One of the most important ways that assessments can function positively in education systems is by signalling the competencies that matter and illustrating the types of performances we want students to master. Because what we choose to assess inevitably ends up being taught in classrooms, assessing what matters – and doing it well – should be a priority for education policy. This volume makes the case for pursuing innovation in assessment in terms of the types of educational outcomes we should assess, the way we design tasks – capitalising on technology to generate rich and meaningful sources of data – and the processes required to ensure that assessments are valid given their intended use.
Innovating Assessments to Measure and Support Complex Skills
Executive summary
Assessments should measure what matters, not just what is easy to measure
What is worth knowing, doing and being has been subject to an intense debate over recent decades. Educational stakeholders agree that we need to support the development of complex cognitive and socio-cognitive constructs (or “21st century competencies”). Although frameworks describing these skills share similarities, translating this vision into practice requires aligning curriculum, pedagogy and assessment. Assessment can drive this alignment but challenges include defining constructs and learning progressions, developing tasks that elicit valid evidence and defining suitable models to interpret and report evidence.
Next-generation assessments should enable students to demonstrate what they can do in authentic contexts and evaluate how students learn new things
Better assessing 21st century competencies requires “next-generation assessments”. Insights from the learning sciences suggest several assessment design innovations that align with this goal including: using extended performance tasks with “low floors, high ceilings”; situating assessments in authentic contexts of practice; including opportunities for exploration, discovery and invention; and including feedback and learning scaffolds. During assessment, students should be given opportunities to engage in the types of learning, decision making and problem solving engaged by practitioners in the real world.
Because 21st century competencies are strongly intertwined in practice, creating separate assessments for individual competencies may not be a productive strategy. Decisions about what to assess might be better guided by three interrelated considerations: 1) identifying a cluster of relevant activities that require students to engage in learning, problem solving and decision making; 2) identifying the context of practice and the disciplinary or cross-disciplinary knowledge required in that context; and 3) deciding whether to integrate affordances to enable students to work collaboratively or independently.
Innovation is necessary across all phases of assessment design
Assessment design is always an exercise in design science: tasks and interpretation methods must be anchored to a well-defined theoretical framework for assessments to generate valid inferences. This is especially the case for next-generation assessments of complex skills. Valid inferences about students’ capacity to engage in complex types of problem solving and learn new things should combine top-down (justified by theory) and bottom-up (visible in data) arguments and evidence. This requires close collaboration among potential users of assessment, domain experts, psychometricians, task designers, software designers and user interface (UI) experts from the outset.

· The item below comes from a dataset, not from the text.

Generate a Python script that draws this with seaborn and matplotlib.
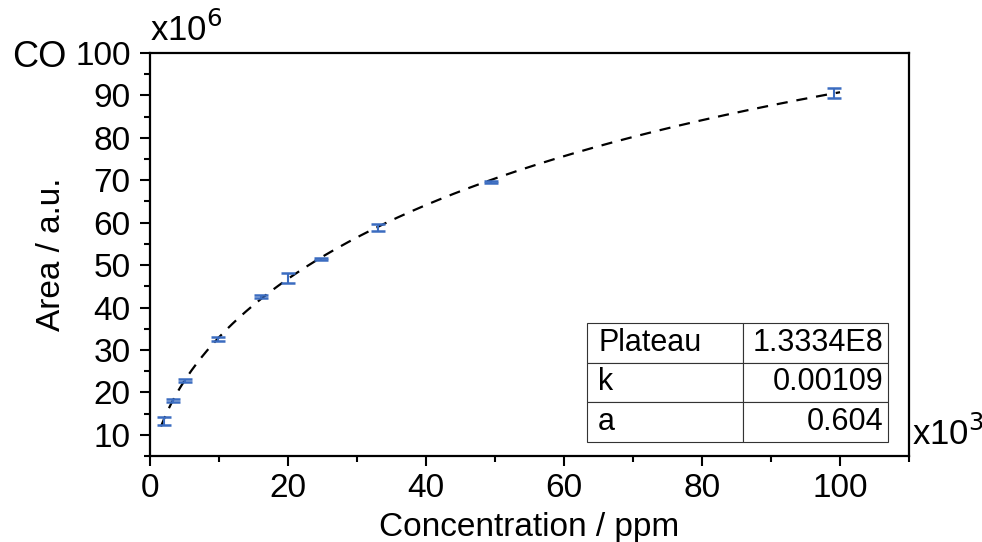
import numpy as np
import pandas as pd
import matplotlib
matplotlib.use("Agg")
import matplotlib.pyplot as plt
import seaborn as sns
from matplotlib.ticker import MultipleLocator

# Data (x in 10^3 ppm, y in 10^6 a.u.)
conc = [2.0, 3.3, 5.1, 9.9, 16.1, 20.0, 24.8, 33.0, 49.4, 99.1]
area = [13.3, 18.1, 22.8, 32.6, 42.6, 47.0, 51.4, 58.9, 69.6, 90.5]
err = [0.9, 0.3, 0.3, 0.5, 0.3, 1.2, 0.2, 0.8, 0.3, 1.2]

# Fit parameters shown in table
plateau = 1.3334e8
k = 0.00109
a = 0.604
param_names = ["Plateau", "k", "a"]
param_values = ["1.3334E8", "0.00109", "0.604"]

sns.set_theme(style="ticks")
plt.rcParams['font.family'] = ['Liberation Sans', 'DejaVu Sans']
plt.rcParams['text.color'] = 'black'
plt.rcParams['axes.labelcolor'] = 'black'
plt.rcParams['xtick.color'] = 'black'
plt.rcParams['ytick.color'] = 'black'

fig = plt.figure(figsize=(9.82, 5.42), dpi=100)
ax = fig.add_axes([0.1527, 0.1587, 0.7730, 0.7435])

# fit curve from table parameters
xf = np.linspace(1.6, 100, 400)
yf = plateau * (1 - np.exp(-k * (xf * 1e3) ** a)) / 1e6
fit_df = pd.DataFrame({"x": xf, "y": yf})
sns.lineplot(data=fit_df, x="x", y="y", ax=ax, color="black",
             linestyle=(0, (5, 4)), linewidth=1.6)

df = pd.DataFrame({"conc": conc, "area": area, "err": err})
ax.errorbar(df["conc"], df["area"], yerr=df["err"], fmt="none",
            ecolor="#3b6cc0", elinewidth=1.5, capsize=5, capthick=1.8, zorder=3)

ax.set_xlim(0, 110)
ax.set_ylim(5, 100)
ax.xaxis.set_major_locator(MultipleLocator(20))
ax.xaxis.set_minor_locator(MultipleLocator(10))
ax.yaxis.set_minor_locator(MultipleLocator(5))
ax.set_yticks([10, 20, 30, 40, 50, 60, 70, 80, 90, 100])

for s in ax.spines.values():
    s.set_linewidth(1.6)
    s.set_color("black")
ax.tick_params(which="major", direction="out", length=7, width=1.5,
               labelsize=24, colors="black", pad=5)
ax.tick_params(axis="y", which="major", pad=7)
ax.tick_params(which="minor", direction="out", length=4, width=1.5)

ax.set_xlabel("Concentration / ppm", fontsize=24, labelpad=6)
ax.set_ylabel("Area / a.u.", fontsize=24, labelpad=6)

fig.text(0.012, 1 - 67 / 542, "CO", fontsize=26, va="baseline", ha="left")
ax.text(0.0, 1.012, r"x10$^6$", transform=ax.transAxes, fontsize=25,
        ha="left", va="bottom")
ax.text(1.004, 0.027, r"x10$^3$", transform=ax.transAxes, fontsize=25,
        ha="left", va="baseline")

tab = ax.table(cellText=[[n, v] for n, v in zip(param_names, param_values)],
               colWidths=[0.52, 0.48],
               bbox=[0.576, 0.035, 0.396, 0.295], zorder=5)
tab.auto_set_font_size(False)
for (r, c), cell in tab.get_celld().items():
    cell.set_linewidth(0.8)
    cell.set_edgecolor("#333333")
    cell.PAD = 0.07 if c == 0 else 0.03
    loc = "left" if c == 0 else "right"
    cell._loc = loc
    t = cell.get_text()
    t.set_fontsize(22)
    t.set_color("black")
    t.set_ha(loc)

fig.savefig("out.png", dpi=100)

Digital technologies vastly expand the assessment designer’s toolbox, but new and better measurement models are needed
Digital technologies enable new and innovative task formats (including interactive and immersive problems and environments), test features (including adaptivity and affordances for learning) and potential sources of evidence (including work products or solutions, as well as a wide array of process data capturing student behaviours and processes). Although these new sources of now data are relatively “easy” to obtain from technology-enhanced assessments, existing psychometric models do not handle the complexity of these types of data well. New measurement models are needed, especially at scale – for example, exploring “hybrid” measurement solutions that incorporate one measurement model within another.
Intelligent Tutoring Systems (ITS) that provide students with dynamic tasks, interactivity and feedback might provide useful inspiration for how to develop choice-rich tasks and innovative scoring methods. Many ITS have made advances using artificial intelligence (AI)-based technologies, such as natural language processing, to provide intelligent feedback to learners, adapt content in response to their actions and evaluate what they know and can do. While learning analytics methods are increasingly intersecting with educational measurement, gaps remain to be bridged between both fields in order to use these new methods in a way that truly benefits the users of assessment.

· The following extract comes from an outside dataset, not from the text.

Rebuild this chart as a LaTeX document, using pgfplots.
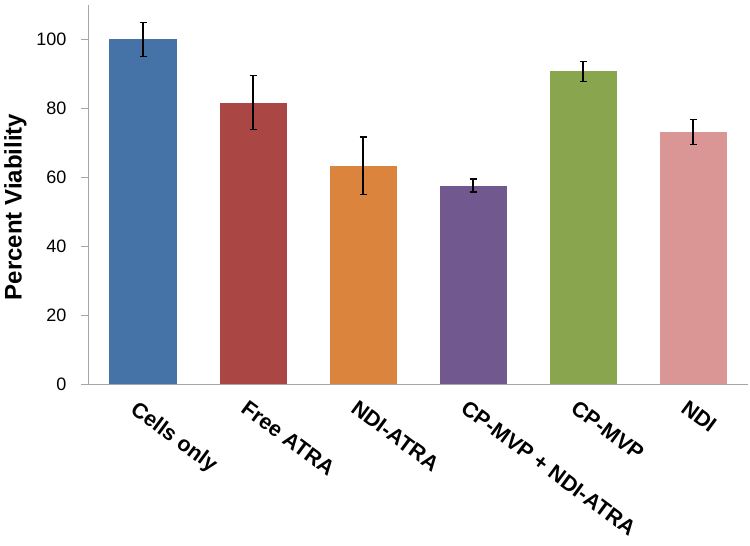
\documentclass[border=0pt]{standalone}
\usepackage{fontspec}
\setmainfont{Liberation Sans}
\usepackage{pgfplots}
\pgfplotsset{compat=1.18}
\definecolor{c1}{HTML}{4572A7}
\definecolor{c2}{HTML}{AA4643}
\definecolor{c3}{HTML}{DB843D}
\definecolor{c4}{HTML}{71588F}
\definecolor{c5}{HTML}{89A54E}
\definecolor{c6}{HTML}{D99694}
\definecolor{axgray}{HTML}{A6A6A6}

\begin{document}
\begin{tikzpicture}
\begin{axis}[
    scale only axis,
    width=660pt, height=379pt,
    xmin=-0.5, xmax=5.5,
    ymin=0, ymax=110,
    ytick={0,20,40,60,80,100},
    xtick={0,1,2,3,4,5},
    xticklabels={Cells only,Free ATRA,NDI-ATRA,CP-MVP + NDI-ATRA,CP-MVP,NDI},
    axis x line=bottom, axis y line=left,
    axis line style={draw=axgray, line width=0.8pt, -},
    ytick style={draw=axgray, line width=0.8pt},
    xtick style={draw=none},
    tick align=outside,
    major tick length=7pt,
    /pgf/number format/assume math mode=true,
    yticklabel style={font=\fontsize{18}{18}\selectfont, text=black, xshift=-11pt},
    xticklabel style={font=\fontsize{21.5}{21.5}\selectfont\bfseries,
        rotate=-36.5, anchor=north west, xshift=-2pt, yshift=-6pt},
    ylabel={\fontsize{24}{24}\selectfont\bfseries Percent Viability},
    ylabel style={at={(axis description cs:-0.11,0.467)}, anchor=center, rotate=0},
    ybar, bar width=67pt, bar shift=0pt,
    clip=false,
]
\addplot[draw=none, fill=c1, error bars/.cd, y dir=both, y explicit,
    error bar style={black, line width=1.2pt}, error mark options={black, line width=1.2pt, mark size=3.5pt, rotate=90}]
    coordinates {(0,100) +- (0,5.0)};
\addplot[draw=none, fill=c2, error bars/.cd, y dir=both, y explicit,
    error bar style={black, line width=1.2pt}, error mark options={black, line width=1.2pt, mark size=3.5pt, rotate=90}]
    coordinates {(1,81.7) +- (0,7.8)};
\addplot[draw=none, fill=c3, error bars/.cd, y dir=both, y explicit,
    error bar style={black, line width=1.2pt}, error mark options={black, line width=1.2pt, mark size=3.5pt, rotate=90}]
    coordinates {(2,63.4) +- (0,8.3)};
\addplot[draw=none, fill=c4, error bars/.cd, y dir=both, y explicit,
    error bar style={black, line width=1.2pt}, error mark options={black, line width=1.2pt, mark size=3.5pt, rotate=90}]
    coordinates {(3,57.6) +- (0,1.9)};
\addplot[draw=none, fill=c5, error bars/.cd, y dir=both, y explicit,
    error bar style={black, line width=1.2pt}, error mark options={black, line width=1.2pt, mark size=3.5pt, rotate=90}]
    coordinates {(4,90.7) +- (0,3.0)};
\addplot[draw=none, fill=c6, error bars/.cd, y dir=both, y explicit,
    error bar style={black, line width=1.2pt}, error mark options={black, line width=1.2pt, mark size=3.5pt, rotate=90}]
    coordinates {(5,73.1) +- (0,3.6)};
\end{axis}
\pgfresetboundingbox
\path ([xshift=-88pt,yshift=-161pt]current axis.south west) rectangle ([xshift=2pt,yshift=5pt]current axis.north east);
\end{tikzpicture}
\end{document}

Next-generation assessments require careful validation through principled design processes and data collection and evaluation
Complex constructs are inevitably shaped by cultural norms and expectations. In large-scale assessment, generating valid evidence through complex tasks must be balanced with the need to achieve score comparability. New issues that are specific to innovative digital assessments (e.g. the relationship between digital literacy and performance, potential biases in AI-based methodologies) must also be thoroughly evaluated. It is critical that evidence to support equivalence is established both through principled design processes and through dedicated empirical studies. Process data represent a valuable source of validity evidence concerning how individuals and different student groups engage with an assessment.

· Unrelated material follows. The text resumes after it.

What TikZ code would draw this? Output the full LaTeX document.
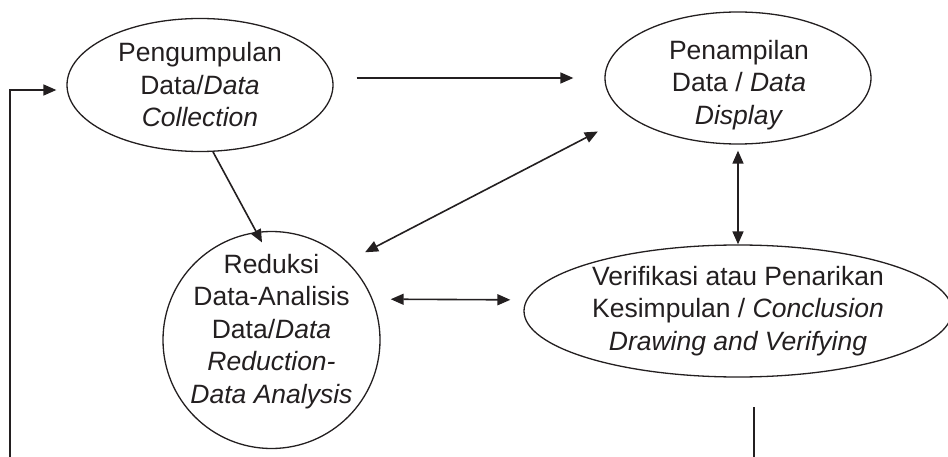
\documentclass[tikz,border=0pt]{standalone}
\usepackage{fontspec}
\setmainfont{Liberation Sans}
\usetikzlibrary{
  arrows.meta,
  shapes.geometric
}
\definecolor{ink}{HTML}{231F20}

\begin{document}
\begin{tikzpicture}[
  x=1pt, y=-1pt,
  >={Triangle[length=13pt,width=11pt]},
  stage/.style={
    ellipse,
    draw=ink,
    line width=1.3pt,
    inner sep=0pt
  },
  caption/.style={
    text=ink,
    align=center,
    font=\fontsize{26.5}{32.5}\selectfont
  },
  flow/.style={draw=ink, line width=1.6pt}
]
\useasboundingbox (0,0) rectangle (948,457);

\node [stage, caption, minimum width=266, minimum height=133] (collect) at (200,85)
  {Pengumpulan\\ Data/\textit{Data}\\ \textit{Collection}};
\node [stage, minimum width=266, minimum height=132] (display) at (738,78) {};
\node [caption] (display-text) at (739,85)
  {Penampilan\\ Data / \textit{Data}\\ \textit{Display}};
\node [stage, circle, minimum size=217] (reduce) at (271.5,340) {};
\node [caption] (reduce-text) at (271.5,331.5)
  {Reduksi\\ Data-Analisis\\ Data/\textit{Data}\\ \textit{Reduction-}\\ \textit{Data Analysis}};
\node [stage, caption, minimum width=428, minimum height=132] (verify) at (738,311)
  {Verifikasi atau Penarikan\\ Kesimpulan / \textit{Conclusion}\\ \textit{Drawing and Verifying}};

\coordinate (loop-bottom) at (10,457);
\coordinate (tail-top) at (754,407);
\coordinate (tail-bottom) at (754,457);

\draw [flow, ->] (loop-bottom) |- ([shift={(-10,5)}]collect.west);
\draw [flow, ->] ([shift={(23,-7)}]collect.east) -- ([xshift=-31pt]display.west);
\draw [flow, ->, shorten >=-12pt] (collect.-79) -- (reduce.98);
\draw [flow, <->, shorten <=34pt, shorten >=20pt] (display.199) -- (reduce.46);
\draw [flow, <->, shorten <=6pt] (display.south) -- (verify.north);
\draw [flow, <->, shorten <=18pt, shorten >=16pt] (reduce.22) -- (verify.177);
\draw [flow] (tail-top) -- (tail-bottom);

\end{tikzpicture}
\end{document}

Next-generation assessments require intellectual, fiscal and political investment
Developing next-generation assessments will require the simultaneous investment of several types of capital: intellectual, involving different communities of experts in learning science, measurement science and data science to collaborate and solve conceptual and technical challenges; fiscal, to support the multidisciplinary teams required to design innovative assessments and bring promising examples to scale; and political, to buy into the vision to invest beyond the current possible and transform entrenched practices in assessment, and to assemble the fiscal capital required. International large-scale assessment programmes, like PISA, can play a pioneering role in bringing together these three capitals and innovating assessment at scale.